Register Tuesday | July 25 | 2017

Me & Mordecai (an excerpt)

Reflections on the late, great novelist

—an excerpt

. . . Mordecai Richler was, as a writer and a man, impossible to pin down. He loved literature with a capital “L” and he loved cheap jokes. An inveterate curmudgeon, he was also painfully shy. He was a misanthrope and a devoted family man, a boor who could also be the perfect gentleman, a wit who hated small talk. He shot pool with his regular barfly buddies in the Eastern Townships; he hung with Doris Lessing and Conrad Black. He wrote repeatedly about his life on the half dozen Montreal streets where he grew up, but vehemently denied that he was an autobiographical writer. (It wasn’t until Barney’s Version that he used the first-person in a novel, something he admitted he was uneasy about.) How else to put it? Mordecai Richler may have been, in the end, the most interesting character Richler never wrote about.

As a literary journalist and a book reviewer in Montreal, I ended up writing about him a lot, one way and another. I did reviews and profiles and comments about comments he made. I also went to his public appearances on those infrequent occasions when he made them. He wasn’t the most comfortable performer. Standing on a podium, he looked an awful lot like a man crouching in a foxhole. Still, you could always count on him to be funny and to light one of those Monte Cristos he smoked, usually in direct view of a NO SMOKING sign. You could also count on him, at some point during the proceedings, to be indignant.

In 1989, he gave a reading from Solomon Gursky at The Montreal Jewish Public Library. After he finished, he agreed to take questions from the audience, though his body language was full of reluctance. (It always was in public.) Of course, everyone knew what the first question would be; it was just a matter of an elderly woman at the microphone spitting it out. “Is your novel about the Bronfman family?” she asked. Though Richler was very good off the cuff, this time he seemed to have an answer, an indignant one, rehearsed. He raised his shoulders a bit for the first time in the evening and said, “I will not have seven years of my work reduced to gossip.”

That was telling us. But what was it telling us? Seriously, who else was Solomon Gursky about if not the Bronfmans? Richler had even lifted a line from Peter C. Newman’s book about the Bronfmans and plunked it down verbatim into his novel. When Mr. Bernard, the engagingly vulgar character Richler modeled after Bronfman patriarch Samuel, is asked if he gets ulcers, he replies, “I don’t get ulcers, I give them.”

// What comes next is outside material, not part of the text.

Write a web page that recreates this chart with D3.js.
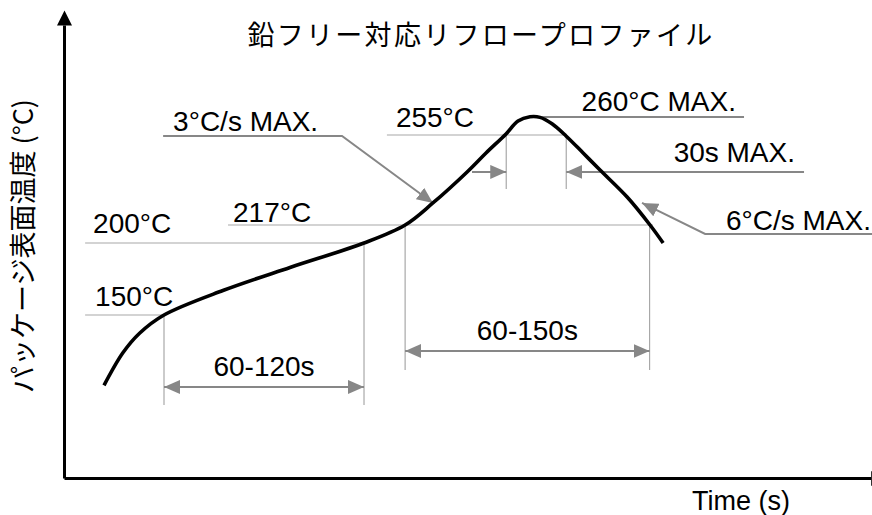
<!DOCTYPE html>
<html>
<head>
<meta charset="utf-8">
<script src="https://cdn.jsdelivr.net/npm/d3@7"></script>
<style>
  body { margin: 0; background: #fff; }
  text { font-family: "Liberation Sans", Arial, sans-serif; fill: #000; }
  .jp { font-family: "Noto Sans CJK JP", "Liberation Sans", sans-serif; }
</style>
</head>
<body>
<svg id="chart" width="872" height="515"></svg>
<script>
// reflow profile (time in s, temperature in °C)
const profileTime = [18, 26.5, 34, 45, 71.5, 101.7, 135, 153.5, 166, 181.4, 189.9, 198.9, 204.3, 209.7, 214.2, 219.6, 225.9, 233.6, 241.2, 253.4, 263.7, 269.6];
const profileTemp = [96, 121, 136, 150, 167, 183, 200, 217, 226.3, 239.4, 247.4, 255.3, 258.9, 260.2, 259.9, 258.1, 254.6, 247.4, 240.2, 228.8, 217, 200];

const tempLevels = [150, 200, 217, 255, 260];
const soakWindow = [45, 135];         // 150 -> 200°C
const liquidusWindow = [153.5, 263.5]; // above 217°C
const peakWindow = [199, 226];         // above 255°C

const titleText = "鉛フリー対応リフロープロファイル";
const yTitle = "パッケージ表面温度 (°C)";
const xTitle = "Time (s)";
const soakLabel = "60-120s";
const liquidusLabel = "60-150s";
const peakLabel = "30s MAX.";
const rampUpLabel = "3°C/s MAX.";
const rampDownLabel = "6°C/s MAX.";
const peakMaxLabel = "260°C MAX.";

const svg = d3.select("#chart");

// time axis is linear, temperature axis is schematic (piecewise)
const x = d3.scaleLinear().domain([0, 363]).range([64, 870.7]);
const y = d3.scaleLinear()
    .domain([25, 150, 200, 217, 255, 260, 330])
    .range([478, 315, 243, 225, 135, 117, 25]);

const grey = "#878787";
const light = "#a8a8a8";

const defs = svg.append("defs");
defs.append("marker")
    .attr("id", "axisArrow")
    .attr("markerUnits", "userSpaceOnUse")
    .attr("viewBox", "0 -8 16 16")
    .attr("refX", 0).attr("refY", 0)
    .attr("markerWidth", 16).attr("markerHeight", 16)
    .attr("orient", "auto")
    .append("path").attr("d", "M0,-7.5L15,0L0,7.5Z").attr("fill", "#000");
defs.append("marker")
    .attr("id", "greyArrow")
    .attr("markerUnits", "userSpaceOnUse")
    .attr("viewBox", "0 -7 16 14")
    .attr("refX", 16).attr("refY", 0)
    .attr("markerWidth", 16).attr("markerHeight", 14)
    .attr("orient", "auto-start-reverse")
    .append("path").attr("d", "M0,-7L16,0L0,7Z").attr("fill", grey);

const line = d3.line().x(d => x(d[0])).y(d => y(d[1]));

function thin(pts) {
    svg.append("path").attr("d", line(pts))
        .attr("fill", "none").attr("stroke", light).attr("stroke-width", 1.2);
}
function leader(pts, arrowStart, arrowEnd) {
    const p = svg.append("path").attr("d", line(pts))
        .attr("fill", "none").attr("stroke", grey).attr("stroke-width", 2);
    if (arrowStart) p.attr("marker-start", "url(#greyArrow)");
    if (arrowEnd) p.attr("marker-end", "url(#greyArrow)");
}
function label(txt, px, py, anchor, size) {
    svg.append("text").attr("x", px).attr("y", py)
        .attr("text-anchor", anchor || "start")
        .style("font-size", (size || 28) + "px")
        .text(txt);
}

// temperature reference lines
thin([[9.5, tempLevels[0]], [soakWindow[0], tempLevels[0]]]);
thin([[9.5, tempLevels[1]], [soakWindow[1], tempLevels[1]]]);
thin([[73.8, tempLevels[2]], [265, tempLevels[2]]]);
thin([[145.3, tempLevels[3]], [peakWindow[1], tempLevels[3]]]);

// window verticals
thin([[soakWindow[0], tempLevels[0]], [soakWindow[0], 81]]);
thin([[soakWindow[1], tempLevels[1]], [soakWindow[1], 81]]);
liquidusWindow.forEach(t => thin([[t, tempLevels[2]], [t, 107.8]]));
peakWindow.forEach(t => thin([[t, tempLevels[3]], [t, 232.2]]));

// dimension arrows
leader([[soakWindow[0], 94.8], [soakWindow[1], 94.8]], true, true);
leader([[liquidusWindow[0], 122.4], [liquidusWindow[1], 122.4]], true, true);
leader([[183.6, 239.4], [peakWindow[0], 239.4]], false, true);
leader([[333, 239.4], [peakWindow[1], 239.4]], false, true);

// callouts
leader([[214, tempLevels[4]], [306, tempLevels[4]]], false, false);
leader([[44.6, 254.6], [125.1, 254.6], [166, 226.3]], false, true);
leader([[363.6, 208.5], [288.5, 208.5], [260.1, 226.3]], false, true);

// profile curve
svg.append("path")
    .datum(profileTime.map((t, i) => [t, profileTemp[i]]))
    .attr("d", d3.line().x(d => x(d[0])).y(d => y(d[1])).curve(d3.curveCatmullRom.alpha(0.5)))
    .attr("fill", "none").attr("stroke", "#000").attr("stroke-width", 3.6)
    .attr("stroke-linejoin", "round");

// axes without ticks, arrow heads on the domain lines
const xAxis = svg.append("g").attr("transform", "translate(0," + y(25) + ")")
    .call(d3.axisBottom(x).tickValues([]).tickSizeOuter(0));
const yAxis = svg.append("g").attr("transform", "translate(" + x(0) + ",0)")
    .call(d3.axisLeft(y).tickValues([]).tickSizeOuter(0));
[xAxis, yAxis].forEach(g => g.select(".domain")
    .attr("stroke", "#000").attr("stroke-width", 3)
    .attr("marker-end", "url(#axisArrow)"));

// texts
label(tempLevels[0] + "°C", x(9.5) + 10, y(tempLevels[0]) - 9);
label(tempLevels[1] + "°C", x(9.5) + 8, y(tempLevels[1]) - 10);
label(tempLevels[2] + "°C", x(73.8) + 5, y(tempLevels[2]) - 3);
label(tempLevels[3] + "°C", x(145.3) + 9, y(tempLevels[3]) - 8);
label(peakMaxLabel, x(214) + 42, y(tempLevels[4]) - 6);
label(peakLabel, x(333) - 9, y(239.4) - 10, "end");
label(rampUpLabel, x(44.6) + 10, y(254.6) - 4.5);
label(rampDownLabel, 871, y(208.5) - 4, "end");
label(soakLabel, (x(soakWindow[0]) + x(soakWindow[1])) / 2, y(94.8) - 11, "middle");
label(liquidusLabel, (x(liquidusWindow[0]) + x(liquidusWindow[1])) / 2, y(122.4) - 11, "middle");
label(xTitle, 741, y(25) + 32, "middle", 27);

svg.append("text").attr("class", "jp")
    .attr("x", 481).attr("y", 45)
    .attr("text-anchor", "middle")
    .style("font-size", "27px").style("letter-spacing", "2.3px")
    .text(titleText);

svg.append("text").attr("class", "jp")
    .attr("transform", "translate(33,246) rotate(-90)")
    .attr("text-anchor", "middle")
    .style("font-size", "27px")
    .text(yTitle);
</script>
</body>
</html>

And what did Richler have against gossip anyway? His novels were packed with it. “Literature is closer to gossip than it is to art,” Mary McCarthy said, and she was exactly right. When Jacob’s Ladder, my own undeniably autobiographical novel – I know it’s undeniable because I’ve tried to deny it – was published four years ago, Richler’s high-minded comments came back to me as a kind of reverse mantra. I would repeatedly tell interviewers and audiences, when I attracted them, that Richler anecdote. Then I would add that it was my own most fervent wish that people gossip about my book. I encouraged it, the more the merrier; in fact, I volunteered to help them with any gaps in knowledge they might have. I was kidding, though not entirely.